Friday, August 20, 2004

Future assured for last airworthy Bristol Freighter

Although it has not flown since 1999, it is hoped that Bristol 170 Freighter C-GYQS will fly to its new home later this month. The Freighter has been in storage at Terrace, British Columbia, since its owners, Hawkair, ceased mine work in the remote locations of Western Canada. It has now been donated to the Reynolds-Alberta Museum, at Wetaskiwin, Alberta, Canada. In early August, the fuel tank bags were replaced, and maintenance was performed on the engine blower shafts. Both Bristol Hercules engines were started for the first time in 2 years without a hitch.
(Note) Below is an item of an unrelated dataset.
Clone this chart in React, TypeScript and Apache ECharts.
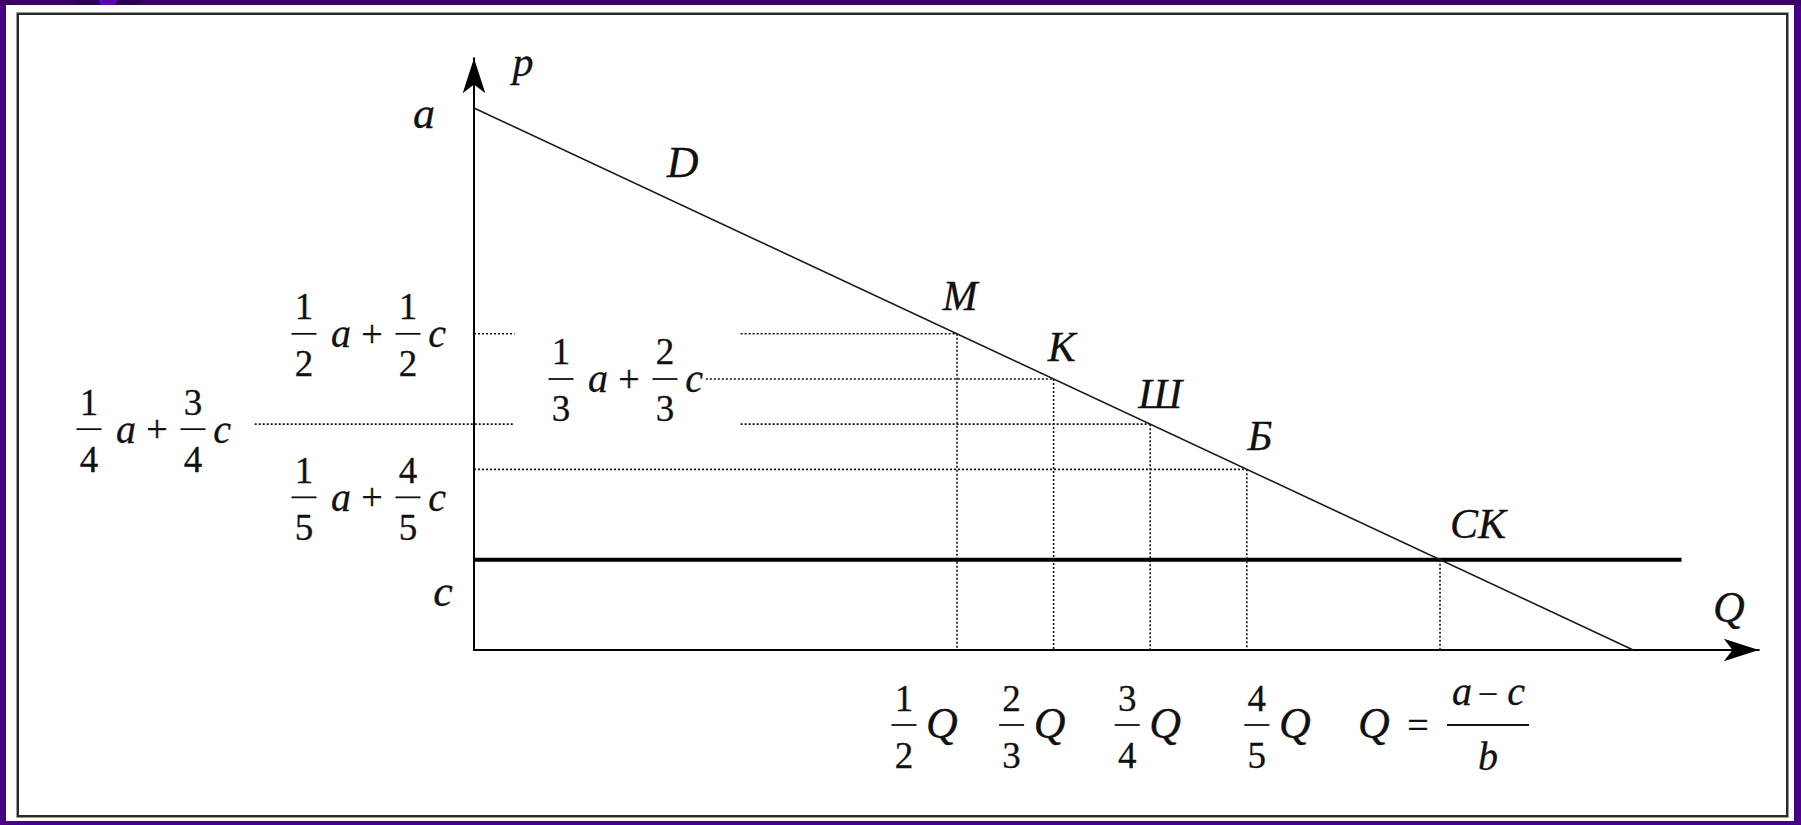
import { useEffect, useRef } from 'react';
import * as echarts from 'echarts';

// Linear demand p = a - b·Q with constant marginal cost c
const A = 120;
const C = 20;
const Q_COMPETITIVE = 100; // (a - c) / b
const DEMAND_Q = [0, 120];
const DEMAND_P = [120, 0];
const MC_Q = [0, 125];
const MC_P = [20, 20];

// Market outcomes on the demand line
const POINT_NAMES = ['М', 'К', 'Ш', 'Б', 'СК'];
const POINT_Q = [50, 60, 70, 80, 100];
const POINT_P = [70, 60, 50, 40, 20];

// Price tick labels: [num a, den a, num c, den c]
const PRICE_FRACTIONS = [
  ['1', '2', '1', '2'],
  ['1', '3', '2', '3'],
  ['1', '4', '3', '4'],
  ['1', '5', '4', '5'],
];
// Quantity tick labels: [num, den]
const QTY_FRACTIONS = [
  ['1', '2'],
  ['2', '3'],
  ['3', '4'],
  ['4', '5'],
];

const X_MAX = 133;
const Y_MAX = 131;

const INK = '#111';
const FAMILY = 'Liberation Serif, Times New Roman, serif';

// Pixel offsets of the annotations from their anchor values
const PRICE_LABEL_OFFSET = [[-170, 0], [87, 0], [-385, 5], [-170, 28]];
const QTY_LABEL_OFFSET = [[-53, 75], [-42, 75], [-23, 75], [10, 75]];
const POINT_LABEL_OFFSET = [[3, -38], [8, -32], [10, -30], [13, -33], [38, -36]];

// Horizontal dotted guides (pieces in Q units; null = run up to the point on D)
const PRICE_GUIDE_PIECES: [number, number | null][][] = [
  [[0, 4.2], [27.6, null]],
  [[24, null]],
  [[-22.7, 4.2], [27.6, null]],
  [[0, null]],
];

type Spec = {
  q: number;
  p: number;
  dx: number;
  dy: number;
  kind: 'letter' | 'price' | 'qty' | 'total';
  text?: string;
  size?: number;
  parts?: string[];
};

const LABEL_SPECS: Spec[] = [
  { q: 0, p: Y_MAX, dx: 49, dy: 4, kind: 'letter', text: 'p' },
  { q: X_MAX, p: 0, dx: -30, dy: -43, kind: 'letter', text: 'Q', size: 44 },
  { q: 0, p: A, dx: -50, dy: 6, kind: 'letter', text: 'a', size: 44 },
  { q: 0, p: C, dx: -31, dy: 32, kind: 'letter', text: 'c', size: 44 },
  { q: 22, p: A - 22, dx: -4, dy: -45, kind: 'letter', text: 'D', size: 44 },
  ...POINT_NAMES.map((name, i) => ({
    q: POINT_Q[i],
    p: POINT_P[i],
    dx: POINT_LABEL_OFFSET[i][0],
    dy: POINT_LABEL_OFFSET[i][1],
    kind: 'letter' as const,
    text: name,
  })),
  ...PRICE_FRACTIONS.map((parts, i) => ({
    q: 0,
    p: POINT_P[i],
    dx: PRICE_LABEL_OFFSET[i][0],
    dy: PRICE_LABEL_OFFSET[i][1],
    kind: 'price' as const,
    parts,
  })),
  ...QTY_FRACTIONS.map((parts, i) => ({
    q: POINT_Q[i],
    p: 0,
    dx: QTY_LABEL_OFFSET[i][0],
    dy: QTY_LABEL_OFFSET[i][1],
    kind: 'qty' as const,
    parts,
  })),
  { q: Q_COMPETITIVE, p: 0, dx: -68, dy: 75, kind: 'total' },
];

function txt(x: number, y: number, text: string, size: number, italic: boolean) {
  return {
    type: 'text',
    x,
    y,
    z: 10,
    silent: true,
    style: {
      text,
      fill: INK,
      stroke: INK,
      lineWidth: 0.3,
      font: `${italic ? 'italic' : 'normal'} normal ${size}px ${FAMILY}`,
      align: 'center',
      verticalAlign: 'middle',
      textAlign: 'center',
      textVerticalAlign: 'middle',
    },
  };
}

function bar(x: number, y: number, w: number) {
  return {
    type: 'line',
    z: 10,
    silent: true,
    shape: { x1: x - w / 2, y1: y, x2: x + w / 2, y2: y },
    style: { stroke: INK, lineWidth: 1.8 },
  };
}

function frac(x: number, y: number, num: string, den: string, w = 25) {
  return [txt(x, y - 27, num, 37, false), txt(x, y + 30, den, 37, false), bar(x, y, w)];
}

function buildLabel(s: Spec, x: number, y: number): any[] {
  switch (s.kind) {
    case 'letter':
      return [txt(x, y, s.text as string, s.size ?? 42, true)];
    case 'price': {
      const [n1, d1, n2, d2] = s.parts as string[];
      return [
        ...frac(x, y, n1, d1),
        txt(x + 37, y, 'a', 40, true),
        txt(x + 68, y, '+', 38, false),
        ...frac(x + 104, y, n2, d2),
        txt(x + 133, y, 'c', 40, true),
      ];
    }
    case 'qty': {
      const [n, d] = s.parts as string[];
      return [...frac(x, y, n, d), txt(x + 38, y - 2, 'Q', 44, true)];
    }
    case 'total': {
      const fx = x + 116;
      return [
        txt(x + 2, y - 2, 'Q', 44, true),
        txt(x + 46, y, '=', 38, false),
        txt(fx - 26, y - 34, 'a', 40, true),
        txt(fx, y - 31, '\u2212', 36, false),
        txt(fx + 28, y - 34, 'c', 40, true),
        bar(fx, y, 82),
        txt(fx, y + 31, 'b', 40, true),
      ];
    }
  }
  return [];
}

// Dotted guide segments [q1, p1, q2, p2]
const GUIDES: number[][] = [
  ...PRICE_GUIDE_PIECES.flatMap((pieces, i) =>
    pieces.map(([from, to]) => [from, POINT_P[i], to === null ? POINT_Q[i] : to, POINT_P[i]])
  ),
  ...POINT_Q.map((q, i) => [q, POINT_P[i], q, 0]),
];

const FRAME = [
  { type: 'rect', z: -20, silent: true, shape: { x: 0, y: 0, width: 1801, height: 6 }, style: { fill: '#3a0068' } },
  { type: 'ellipse', z: -19, silent: true, shape: { cx: 108, cy: 0, rx: 34, ry: 9 }, style: { fill: '#2c0052' } },
  { type: 'circle', z: -19, silent: true, shape: { cx: 108, cy: 0, r: 9 }, style: { fill: '#5c0aa6' } },
  { type: 'rect', z: -18, silent: true, shape: { x: 6, y: 5, width: 1788, height: 816 }, style: { fill: '#ffffff' } },
  {
    type: 'rect',
    z: -17,
    silent: true,
    shape: { x: 16.5, y: 12.5, width: 1772, height: 805 },
    style: { fill: 'none', stroke: '#9a9a9a', lineWidth: 1 },
  },
  {
    type: 'rect',
    z: -16,
    silent: true,
    shape: { x: 18, y: 14, width: 1769, height: 802 },
    style: { fill: 'none', stroke: '#2a2a2a', lineWidth: 2 },
  },
];

const axisCommon = {
  type: 'value',
  min: 0,
  axisLine: {
    show: true,
    symbol: ['none', 'arrow'],
    symbolSize: [17, 35],
    lineStyle: { color: '#000', width: 2 },
  },
  axisTick: { show: false },
  axisLabel: { show: false },
  splitLine: { show: false },
};

export default function App() {
  const ref = useRef<HTMLDivElement>(null);

  useEffect(() => {
    if (!ref.current) return;
    const chart = echarts.init(ref.current, null, { renderer: 'svg' });

    chart.setOption({
      animation: false,
      backgroundColor: '#470086',
      graphic: FRAME,
      grid: { left: 474, right: 42.2, top: 58.3, bottom: 175, containLabel: false },
      xAxis: { ...axisCommon, max: X_MAX },
      yAxis: { ...axisCommon, max: Y_MAX },
      series: [
        {
          name: 'guides',
          type: 'custom',
          silent: true,
          clip: false,
          data: GUIDES,
          renderItem: (_params: any, api: any) => {
            const p1 = api.coord([api.value(0), api.value(1)]);
            const p2 = api.coord([api.value(2), api.value(3)]);
            return {
              type: 'line',
              shape: { x1: p1[0], y1: p1[1], x2: p2[0], y2: p2[1] },
              style: { stroke: '#111', lineWidth: 1.6, lineDash: [2, 2] },
            };
          },
        },
        {
          name: 'MC',
          type: 'line',
          silent: true,
          symbol: 'none',
          data: MC_Q.map((q, i) => [q, MC_P[i]]),
          lineStyle: { color: '#000', width: 4 },
          z: 3,
        },
        {
          name: 'D',
          type: 'line',
          silent: true,
          symbol: 'none',
          data: DEMAND_Q.map((q, i) => [q, DEMAND_P[i]]),
          lineStyle: { color: '#1a1a1a', width: 1.6 },
          z: 4,
        },
      ],
    });

    // Annotations are placed through the grid's own value-to-pixel mapping
    const labels = LABEL_SPECS.flatMap((s) => {
      const pt = chart.convertToPixel({ gridIndex: 0 }, [s.q, s.p]) as number[];
      return buildLabel(s, pt[0] + s.dx, pt[1] + s.dy);
    });
    chart.setOption({ graphic: [...FRAME, ...labels] });

    return () => chart.dispose();
  }, []);

  return (
    <div
      ref={ref}
      style={{ position: 'fixed', left: 0, top: 0, width: 1801, height: 825 }}
    />
  );
}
The starboard Bristol Hercules starting for the first time in 2 years
The starboard Bristol Hercules starting for the first time in 2 years - photo courtesy of Sean Keating

Update 27th Aug: The aircraft made a successful 38 minute test flight on 27th August. The Captain was Scott Swanson, co-pilot was Lori Skinner and
engineer was Paul Hawkins - one of the founders of Hawkair. Delivery to Wetaskiwin is planned for 31st August, depending on weather.

Update 29th Aug: The Bristol Freighter took off from Terrace at 10.30am Local time on 29th August, and after a low pass over the airfield, it left on delivery to Wetaskiwin. The Weather over the Rockies closed in, and after about 200 miles and two hours the crew landed at Fort St. James to await better weather.
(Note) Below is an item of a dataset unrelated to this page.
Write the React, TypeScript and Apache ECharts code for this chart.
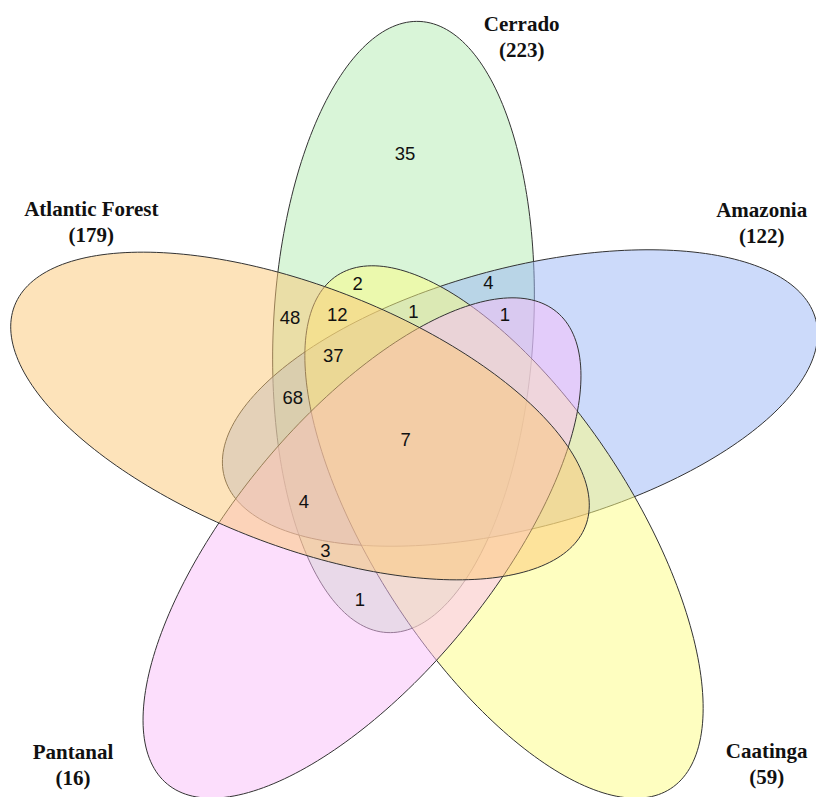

Update 30th Aug: On Monday 30th August, Quebec Sierra left Fort St. James, but this time landed at Prince George, only 80 miles further on, due to weather. The aircraft can only fly under Visual Flight Rules, and the crew have found many of the valley to be 'blocked' by cloud. The Freighter will now have to wait for a week before another attempt is made to fly her to her new home.